### [SHORT PROBLEM]
Only the pictures are to be left out; set down the rest of the records exactly.

(Plotting code records)
-*-*-

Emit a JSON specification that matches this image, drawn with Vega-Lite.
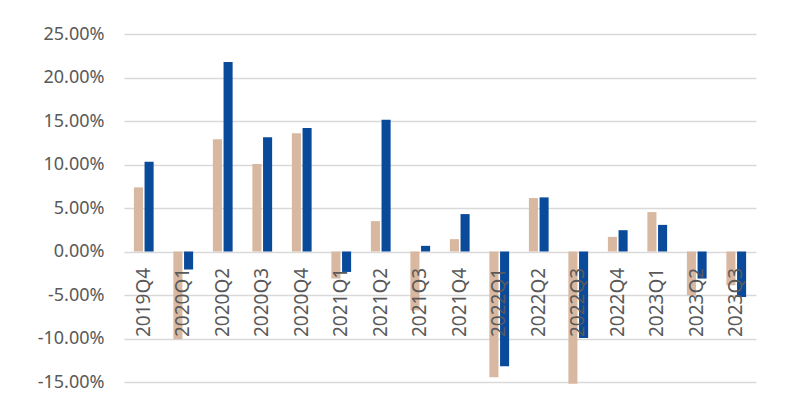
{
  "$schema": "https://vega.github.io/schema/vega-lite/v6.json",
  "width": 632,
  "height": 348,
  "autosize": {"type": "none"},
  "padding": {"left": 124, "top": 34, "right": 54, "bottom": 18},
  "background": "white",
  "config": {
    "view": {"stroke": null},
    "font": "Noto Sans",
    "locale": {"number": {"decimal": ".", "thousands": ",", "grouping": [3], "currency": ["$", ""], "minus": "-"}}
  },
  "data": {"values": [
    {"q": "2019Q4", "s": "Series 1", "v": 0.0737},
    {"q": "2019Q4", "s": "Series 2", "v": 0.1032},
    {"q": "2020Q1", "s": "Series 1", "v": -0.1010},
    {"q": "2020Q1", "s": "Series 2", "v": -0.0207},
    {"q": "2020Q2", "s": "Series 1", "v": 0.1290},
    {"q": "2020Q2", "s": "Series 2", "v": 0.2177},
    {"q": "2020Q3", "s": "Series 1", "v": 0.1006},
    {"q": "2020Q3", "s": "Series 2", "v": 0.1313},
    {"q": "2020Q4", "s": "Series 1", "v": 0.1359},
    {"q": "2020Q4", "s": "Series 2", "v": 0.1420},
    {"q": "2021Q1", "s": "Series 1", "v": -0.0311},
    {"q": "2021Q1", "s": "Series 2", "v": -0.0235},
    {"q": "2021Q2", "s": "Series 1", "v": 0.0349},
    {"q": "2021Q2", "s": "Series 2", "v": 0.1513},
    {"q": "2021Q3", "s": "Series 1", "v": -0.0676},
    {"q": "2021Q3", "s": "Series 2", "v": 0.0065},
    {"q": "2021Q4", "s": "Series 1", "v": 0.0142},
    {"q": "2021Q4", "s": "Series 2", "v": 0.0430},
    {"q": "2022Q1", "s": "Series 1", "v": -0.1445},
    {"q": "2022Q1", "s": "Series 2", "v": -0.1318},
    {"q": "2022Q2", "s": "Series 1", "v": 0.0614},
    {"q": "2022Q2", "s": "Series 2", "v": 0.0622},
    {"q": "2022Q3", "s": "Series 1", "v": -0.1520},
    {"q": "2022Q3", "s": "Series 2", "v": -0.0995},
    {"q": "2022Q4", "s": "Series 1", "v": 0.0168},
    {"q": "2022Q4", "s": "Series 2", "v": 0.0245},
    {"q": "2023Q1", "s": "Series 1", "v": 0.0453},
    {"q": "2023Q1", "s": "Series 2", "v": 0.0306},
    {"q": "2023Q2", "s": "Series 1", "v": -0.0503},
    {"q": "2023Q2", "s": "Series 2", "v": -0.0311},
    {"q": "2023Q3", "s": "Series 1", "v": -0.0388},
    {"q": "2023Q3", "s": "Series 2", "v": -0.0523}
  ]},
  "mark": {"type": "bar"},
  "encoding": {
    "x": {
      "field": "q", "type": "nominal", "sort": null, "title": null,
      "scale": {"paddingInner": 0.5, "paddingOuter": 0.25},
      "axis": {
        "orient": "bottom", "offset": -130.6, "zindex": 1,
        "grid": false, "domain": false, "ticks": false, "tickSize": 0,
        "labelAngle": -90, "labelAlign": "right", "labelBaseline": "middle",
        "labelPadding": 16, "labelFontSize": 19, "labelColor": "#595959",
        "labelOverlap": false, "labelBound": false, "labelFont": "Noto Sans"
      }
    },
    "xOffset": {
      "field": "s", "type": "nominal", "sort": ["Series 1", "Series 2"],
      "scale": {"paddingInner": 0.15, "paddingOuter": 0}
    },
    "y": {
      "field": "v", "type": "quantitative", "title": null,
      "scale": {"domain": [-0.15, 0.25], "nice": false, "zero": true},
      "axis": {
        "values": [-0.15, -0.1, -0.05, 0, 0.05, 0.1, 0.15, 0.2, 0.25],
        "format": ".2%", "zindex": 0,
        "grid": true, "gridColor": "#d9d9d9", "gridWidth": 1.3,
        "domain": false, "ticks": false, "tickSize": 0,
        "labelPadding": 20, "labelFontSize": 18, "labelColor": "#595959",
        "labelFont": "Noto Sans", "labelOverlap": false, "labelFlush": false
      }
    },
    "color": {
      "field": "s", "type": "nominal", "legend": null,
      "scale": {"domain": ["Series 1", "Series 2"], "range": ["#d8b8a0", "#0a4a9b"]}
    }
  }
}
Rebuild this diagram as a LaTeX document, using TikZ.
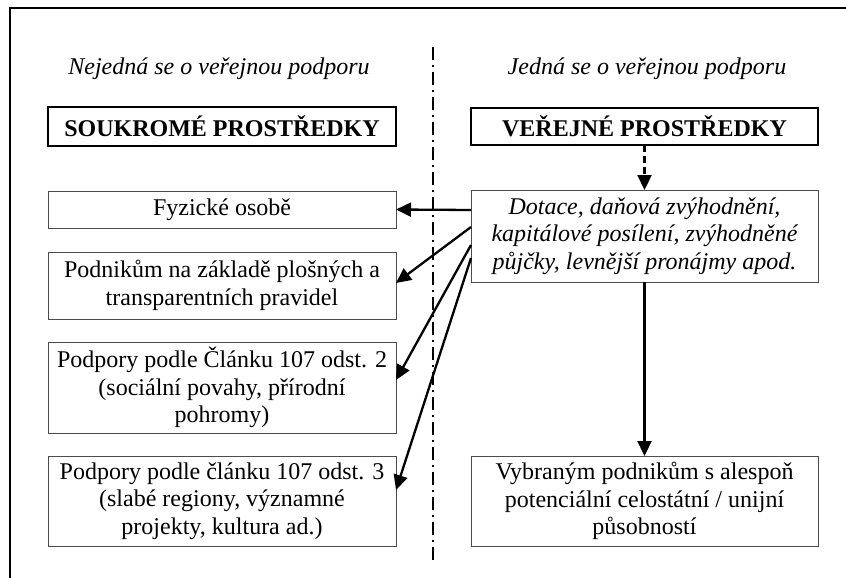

-*-*-

### [COMPLETED TASK]
Emit a JSON specification that matches this image, drawn with Vega-Lite.
{
  "$schema": "https://vega.github.io/schema/vega-lite/v6.json",
  "width": 632,
  "height": 348,
  "autosize": {"type": "none"},
  "padding": {"left": 124, "top": 34, "right": 54, "bottom": 18},
  "background": "white",
  "config": {
    "view": {"stroke": null},
    "font": "Noto Sans",
    "locale": {"number": {"decimal": ".", "thousands": ",", "grouping": [3], "currency": ["$", ""], "minus": "-"}}
  },
  "data": {"values": [
    {"q": "2019Q4", "s": "Series 1", "v": 0.0737},
    {"q": "2019Q4", "s": "Series 2", "v": 0.1032},
    {"q": "2020Q1", "s": "Series 1", "v": -0.1010},
    {"q": "2020Q1", "s": "Series 2", "v": -0.0207},
    {"q": "2020Q2", "s": "Series 1", "v": 0.1290},
    {"q": "2020Q2", "s": "Series 2", "v": 0.2177},
    {"q": "2020Q3", "s": "Series 1", "v": 0.1006},
    {"q": "2020Q3", "s": "Series 2", "v": 0.1313},
    {"q": "2020Q4", "s": "Series 1", "v": 0.1359},
    {"q": "2020Q4", "s": "Series 2", "v": 0.1420},
    {"q": "2021Q1", "s": "Series 1", "v": -0.0311},
    {"q": "2021Q1", "s": "Series 2", "v": -0.0235},
    {"q": "2021Q2", "s": "Series 1", "v": 0.0349},
    {"q": "2021Q2", "s": "Series 2", "v": 0.1513},
    {"q": "2021Q3", "s": "Series 1", "v": -0.0676},
    {"q": "2021Q3", "s": "Series 2", "v": 0.0065},
    {"q": "2021Q4", "s": "Series 1", "v": 0.0142},
    {"q": "2021Q4", "s": "Series 2", "v": 0.0430},
    {"q": "2022Q1", "s": "Series 1", "v": -0.1445},
    {"q": "2022Q1", "s": "Series 2", "v": -0.1318},
    {"q": "2022Q2", "s": "Series 1", "v": 0.0614},
    {"q": "2022Q2", "s": "Series 2", "v": 0.0622},
    {"q": "2022Q3", "s": "Series 1", "v": -0.1520},
    {"q": "2022Q3", "s": "Series 2", "v": -0.0995},
    {"q": "2022Q4", "s": "Series 1", "v": 0.0168},
    {"q": "2022Q4", "s": "Series 2", "v": 0.0245},
    {"q": "2023Q1", "s": "Series 1", "v": 0.0453},
    {"q": "2023Q1", "s": "Series 2", "v": 0.0306},
    {"q": "2023Q2", "s": "Series 1", "v": -0.0503},
    {"q": "2023Q2", "s": "Series 2", "v": -0.0311},
    {"q": "2023Q3", "s": "Series 1", "v": -0.0388},
    {"q": "2023Q3", "s": "Series 2", "v": -0.0523}
  ]},
  "mark": {"type": "bar"},
  "encoding": {
    "x": {
      "field": "q", "type": "nominal", "sort": null, "title": null,
      "scale": {"paddingInner": 0.5, "paddingOuter": 0.25},
      "axis": {
        "orient": "bottom", "offset": -130.6, "zindex": 1,
        "grid": false, "domain": false, "ticks": false, "tickSize": 0,
        "labelAngle": -90, "labelAlign": "right", "labelBaseline": "middle",
        "labelPadding": 16, "labelFontSize": 19, "labelColor": "#595959",
        "labelOverlap": false, "labelBound": false, "labelFont": "Noto Sans"
      }
    },
    "xOffset": {
      "field": "s", "type": "nominal", "sort": ["Series 1", "Series 2"],
      "scale": {"paddingInner": 0.15, "paddingOuter": 0}
    },
    "y": {
      "field": "v", "type": "quantitative", "title": null,
      "scale": {"domain": [-0.15, 0.25], "nice": false, "zero": true},
      "axis": {
        "values": [-0.15, -0.1, -0.05, 0, 0.05, 0.1, 0.15, 0.2, 0.25],
        "format": ".2%", "zindex": 0,
        "grid": true, "gridColor": "#d9d9d9", "gridWidth": 1.3,
        "domain": false, "ticks": false, "tickSize": 0,
        "labelPadding": 20, "labelFontSize": 18, "labelColor": "#595959",
        "labelFont": "Noto Sans", "labelOverlap": false, "labelFlush": false
      }
    },
    "color": {
      "field": "s", "type": "nominal", "legend": null,
      "scale": {"domain": ["Series 1", "Series 2"], "range": ["#d8b8a0", "#0a4a9b"]}
    }
  }
}
Rebuild this diagram as a LaTeX document, using TikZ.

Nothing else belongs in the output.